The Case for Life on Venus

This evening I was idly daydreaming and remembered something from childhood: a firm belief in life on other planets, even possible on those within our solar system.

The combination of Star Trek, faithful attendance to church,  and science fiction books led the young me to question the definition of life.  Scientists insisted that life could not be sustained on the other planets within this system, and expressed great doubt that life might be found elsewhere.  I found this a rather arrogant conclusion based on an assumption that we understand life.  As a novice theologian, I found it impossible to believe that humans could understand life.
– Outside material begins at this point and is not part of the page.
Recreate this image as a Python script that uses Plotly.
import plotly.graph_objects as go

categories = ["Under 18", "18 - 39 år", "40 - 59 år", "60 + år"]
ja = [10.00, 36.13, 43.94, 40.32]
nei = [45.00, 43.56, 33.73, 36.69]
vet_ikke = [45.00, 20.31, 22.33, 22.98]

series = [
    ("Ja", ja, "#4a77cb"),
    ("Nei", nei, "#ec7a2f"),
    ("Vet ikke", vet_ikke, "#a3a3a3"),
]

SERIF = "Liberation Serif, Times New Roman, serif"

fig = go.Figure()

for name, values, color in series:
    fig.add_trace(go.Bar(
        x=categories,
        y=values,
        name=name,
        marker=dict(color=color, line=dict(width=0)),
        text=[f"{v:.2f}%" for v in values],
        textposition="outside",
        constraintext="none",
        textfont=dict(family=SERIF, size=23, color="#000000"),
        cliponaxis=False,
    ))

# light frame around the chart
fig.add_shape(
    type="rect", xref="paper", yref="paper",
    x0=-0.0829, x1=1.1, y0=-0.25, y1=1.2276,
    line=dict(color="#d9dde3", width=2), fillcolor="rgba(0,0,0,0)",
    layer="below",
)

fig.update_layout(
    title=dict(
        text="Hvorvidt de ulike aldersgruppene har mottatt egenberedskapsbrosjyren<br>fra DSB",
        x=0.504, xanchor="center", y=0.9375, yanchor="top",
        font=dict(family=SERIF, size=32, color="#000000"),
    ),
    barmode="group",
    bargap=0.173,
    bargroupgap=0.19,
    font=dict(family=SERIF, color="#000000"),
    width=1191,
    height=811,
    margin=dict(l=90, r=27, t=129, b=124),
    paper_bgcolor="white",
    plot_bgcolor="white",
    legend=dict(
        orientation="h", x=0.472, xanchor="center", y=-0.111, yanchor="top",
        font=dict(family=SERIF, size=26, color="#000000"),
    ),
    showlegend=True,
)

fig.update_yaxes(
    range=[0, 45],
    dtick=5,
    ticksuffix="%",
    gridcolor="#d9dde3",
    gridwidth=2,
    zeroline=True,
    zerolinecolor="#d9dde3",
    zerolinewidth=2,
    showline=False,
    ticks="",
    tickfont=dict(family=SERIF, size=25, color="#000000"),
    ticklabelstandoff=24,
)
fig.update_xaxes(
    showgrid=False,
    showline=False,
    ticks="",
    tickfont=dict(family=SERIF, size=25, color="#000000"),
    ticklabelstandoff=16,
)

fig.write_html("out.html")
Certainly there is little argument that we understand the requirements to sustain Homo sapiens sapien, and the forms of life we observe on Earth.  We know the proportions of oxygen, hydrogen, nitrogen that are conducive to sustaining these species.  We have a basic comprehension of nutritional and psychological requirements that define the healthy state of being for these species.  We have dissected the human form and catalogued the organs; we have mapped the human genome and have a rudimentary grasp of heritary anomalies antithetical to health.
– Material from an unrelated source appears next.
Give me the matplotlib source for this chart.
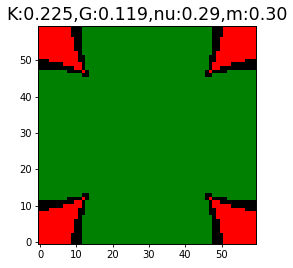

With this paltry bank of knowledge, many have extrapolated and boldly stated that life is what we see on Earth and no where else; that life is impossible outside of these confines, and that we are the superior and lonely species capable of understanding and granting life.

When I was a teenager and discovered Robert Heinlein, I found a co-conspirator.  Here was someone who understood a broader definition of life.  And soon I found that I had a place in the universe with the kids who could grok that.  Though I didn’t study physics, I spent many lunch hours in that lab reading, listening, watching as my new cohort explained and explored our corner of the universe.  I found this thrilling.

But then I discovered boys, and dating.  I discovered that the cute boys thought the girls who talked about alien life forms on Venus were rather crazy – and not in a hot sort of way.  So like my paper dolls and building blocks, like my footed pajamas and Dr. Seuss books I left behind these things, to become the stuff of nostalgia.


5 responses

  1. Life only on earth is pretty much a Western way of looking at it, isn’t it?

  2. Life is simply self-replicating chemistry, and that certainly exists elsewhere in the Universe, if not this Solar System. We have discovered enough of the pre-cursor compounds to be certain that in an almost-infinite universe, life of some form must have arisen elsewhere. “Life Only On Earth” is not a western way of looking at things, but an arrogant humano-centric way of looking at it.

  3. Hi Smiling Dolphin – I do agree there is a Western way of thinking that is incompatible with the concept of extraterrestrial, or extradimensional, life. I am not convinced that it is an entirely Western bias, as many raised in this tradition are able to conceive of possibilities outside of known science; maybe it’s more of a subset of Western thinking. It is curiosity that does, in fact, separate the great of science from the mediocre: being able to entertain and investigate those possibilities that others have dismissed as ludicrous. That is what makes Mendel and Einstein interesting to us.

    @mmonyte, nice to hear from you. I hope you are having a good time entertaining your houseguest, Nana. Even if what we discover are precursor compounds, are they not precursors only relating to life in a form we can easily comprehend? What about other possibilities, other potentialities? It seems to me that even when we find evidence of thus-and-such on Mars we are missing the point: that we define life as something that looks like us.

  4. Ilegirl… Im demanding that you let my normal only partially but not completely geeky friend go out of hostage land and set her free. We need to go drink martinis and have our nails done or go to a spa or something. This is getting into uber geekdom! 1 week.. I leave you with your brother for 1 week… and look what he does to you. I swear Im gonna kill his geeky butt!

    1. Well, I am a geek but I still like pretty shoes.